Personal altars have become so mainstream that you can find instructions on YouTube, Wikihow and Pinterest. But those who have one say creating a personal altar is totally intuitive.
Drawn to clay
There’s really no building involved when it comes to personal altars. The surface can be a table top, a bedside table, a platform or any flat surface. A window sill can serve the purpose.
Fawer has been drawn to the clay pedestals created by local artist Evelyn Jordan. The organic-looking pedestals, which Fawer describes as looking as if “they grew out of the earth, as opposed to being formed by clay,” range in size from two inches thick to thicker, and Fawer often stacks them.
Pransky places little altars on surfaces throughout her house — on bookshelves, around plants, in her vestibule, and sometimes in the middle of her kitchen table.

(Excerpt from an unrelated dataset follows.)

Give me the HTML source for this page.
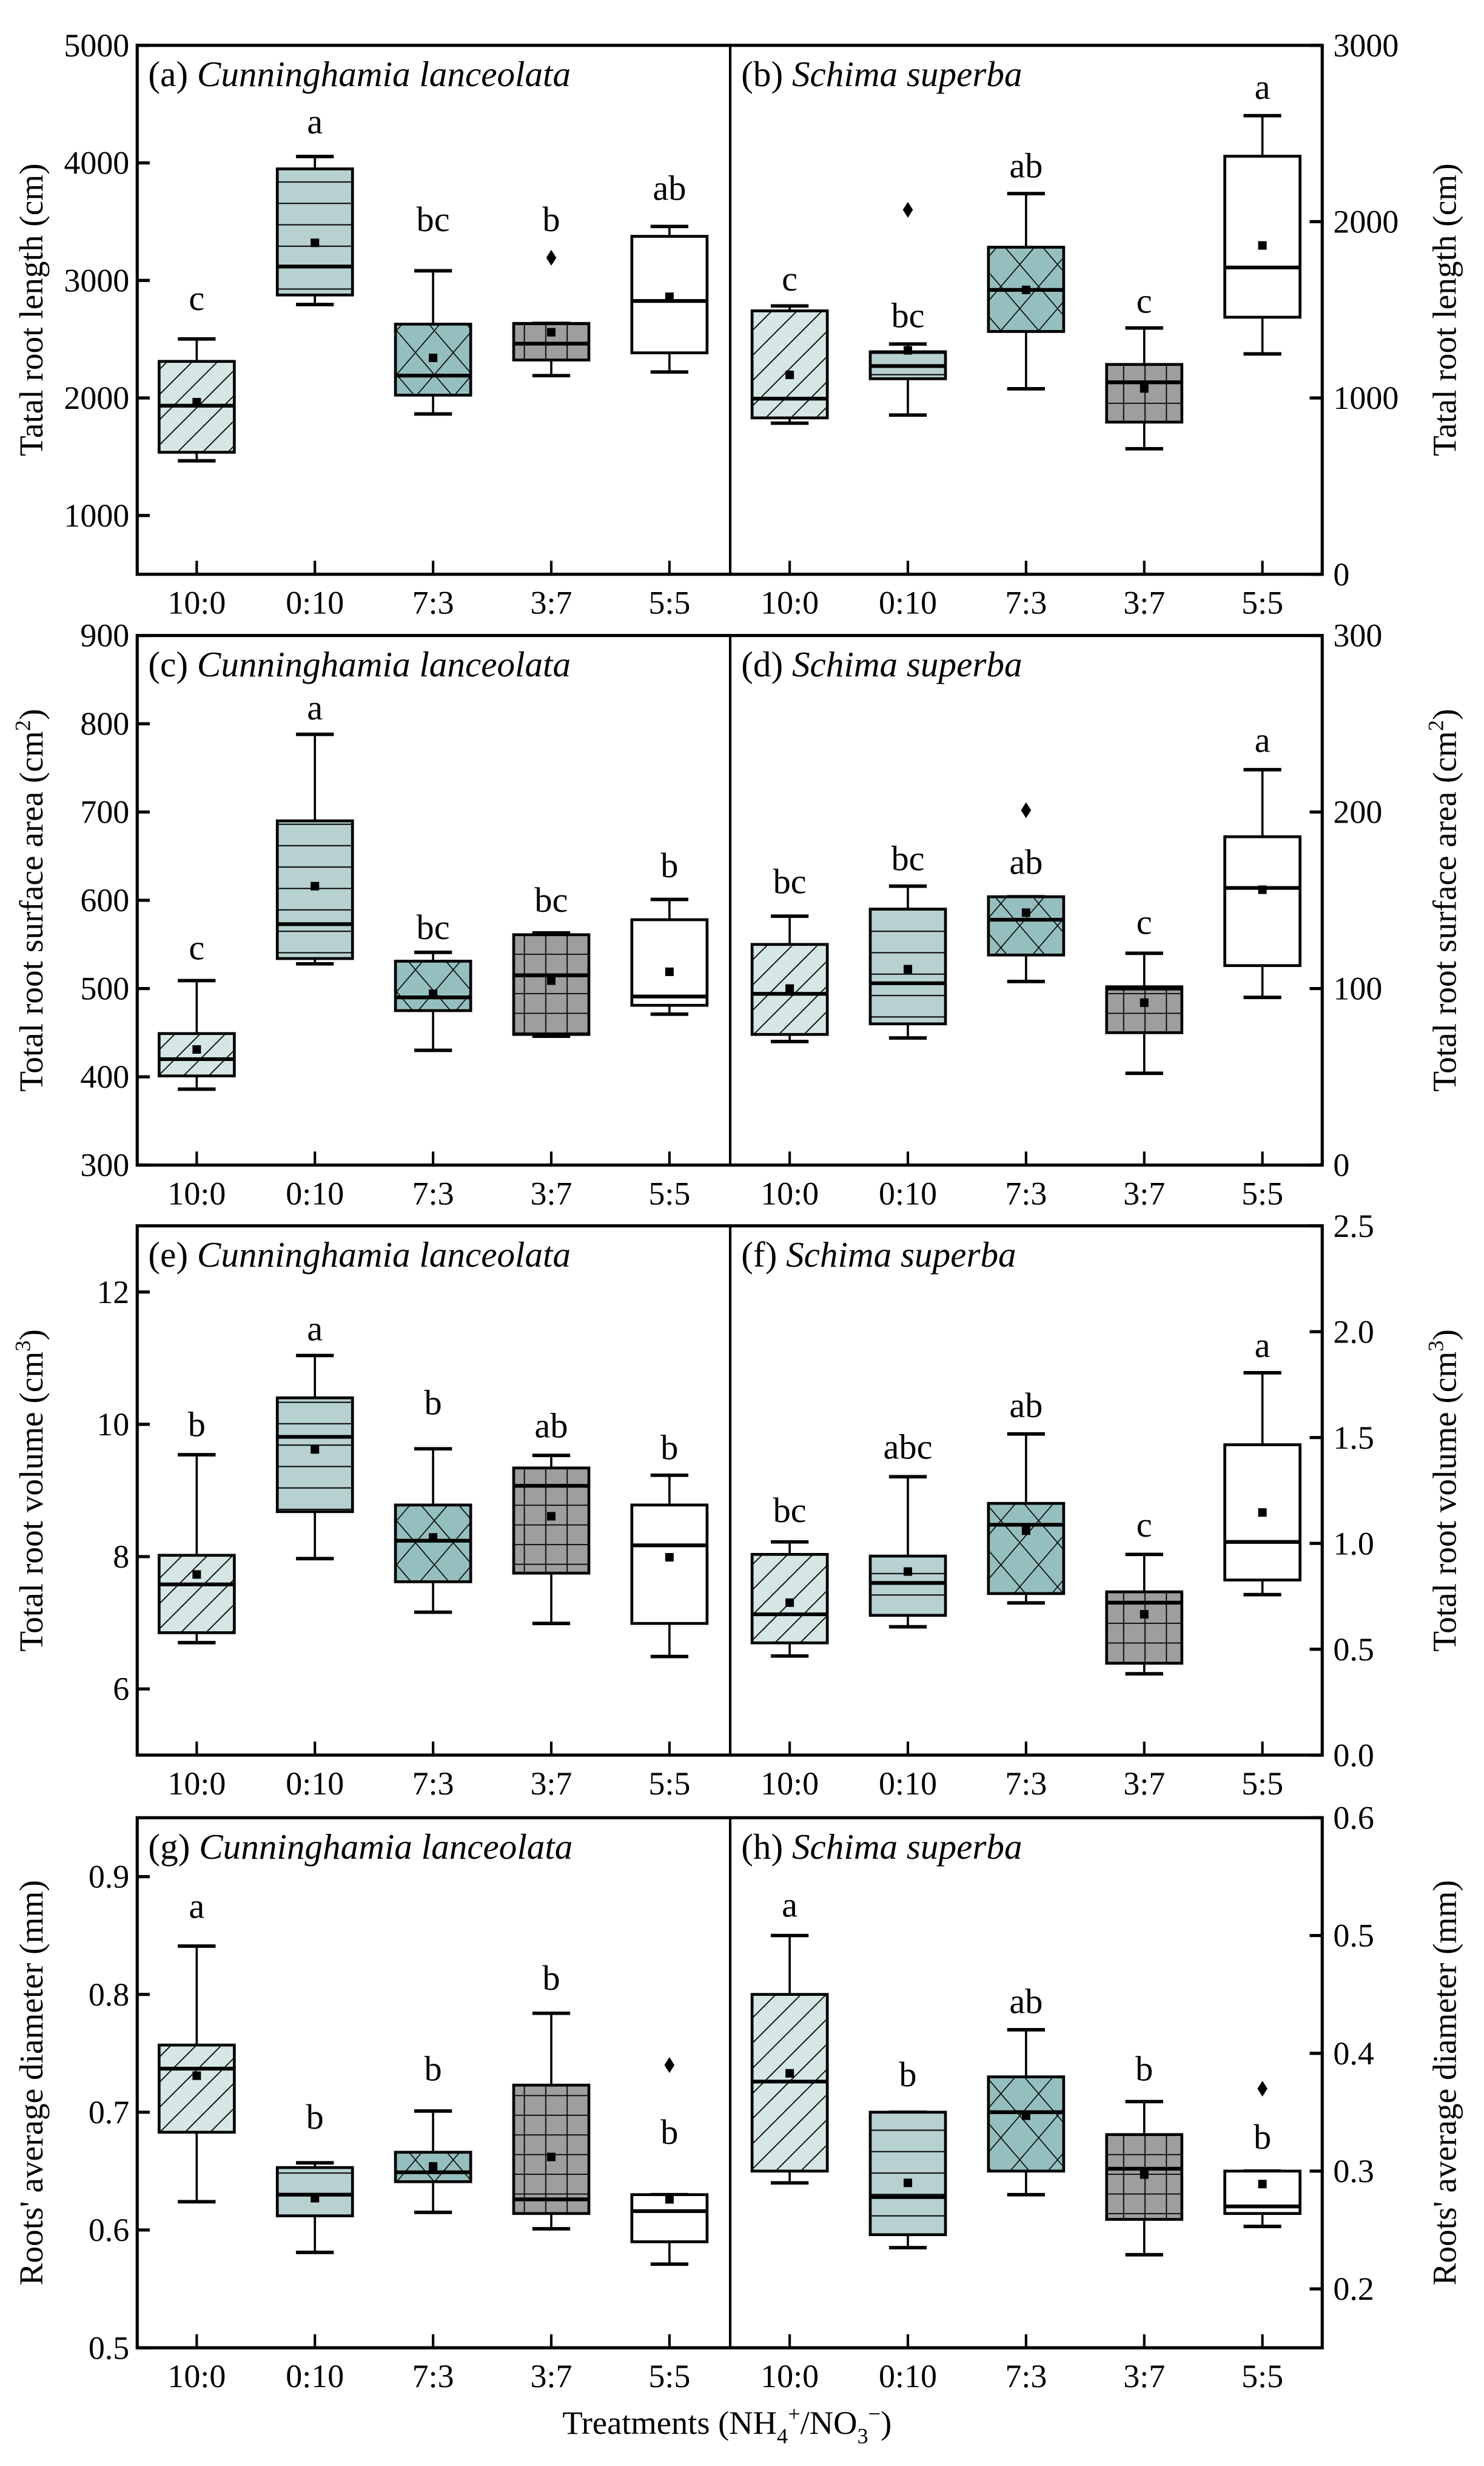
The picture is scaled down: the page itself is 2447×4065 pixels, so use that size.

At Thanksgiving, she invites family members to bring items to the table.
Local marketing entrepreneur Megan Hargroder has moved three times in the last three and a half years, re-establishing a home altar each time.
“Each time it’s a little different depending on the space,” says Hargroder, whose current altar faces a window overlooking the backyard.
Fawer says her 8-year-old son Gabriel often contributes to the ever-growing family altar at home, making it a collaborative endeavor with “things we find special when we take walks or trips together — shells from beach trips, bird feathers, a piece from the Redwood Forest, sea glass."
“It has a picture of my husband’s late father from when he was a child. And a photo of a child I love but who has passed. And the ashes of my beloved cat, Pierre,” says Fawer.
The items one chooses can be “anything that makes you feel heart-centered. Loving. Grateful. Connected. Present,” says Pransky. These items can be a photo of a loved one, a pet, a teacher, or a photo of a favorite place, a piece of nature such as a flower or rock or leaf or a crystal, a poem or piece of art or a mantra written on a piece of paper.
Memory and rituals
“My altars embody the memory and influence of loved ones, the history and rituals of cultures that I hold dear. They imbue the memory of special places and events,” says Fawer, who has been teaching Ashtanga yoga for more than 20 years, traveling to India often for her yoga education. Many of the items she treasures come from Mysore, the city where her school of yoga was born.
Hargroder has two morning rituals: her coffee that has been prepared the night before and her 5:45 a.m. visit to her sacred space, where she lights a tea candle to “set the tone” for meditation, or to journal or practice mindful breathing.
But her practice is just as millennial-centric as it is ancient ritual. Yes, there is an app for that. Often Hargroder opens the Insight Timer app on her phone for a guided meditation or sound effects. Earphones, she says, are often necessary for those who live with someone else.
“A clean, uncluttered space begets a clear, uncluttered mind. Meditation is a sacred act that comes from within. In that sense, you are the altar. An altar is a physical manifestation of your inner sacred space,” says Fawer.
CREATE A PERSONAL ALTAR
Choose a surface
A table top, nightstand, or a window sill will do. Melanie Fawer stacks organic-looking clay pedestals created by local potter Evelyn Jordan.
Add special objects
Gather items that help you feel loving, grateful, connected and “present,” says writer Jillian Pransky. Some ideas: a photo or memento of a loved one, a pet, or a favorite place; a piece of nature such as a feather, seashell or pebble; a poem.
Create a ritual
Light a candle, journal, meditate or practice mindful breathing, suggests entrepreneur Megan Hargroder. Or visit insighttimer.com for a popular, free meditation app.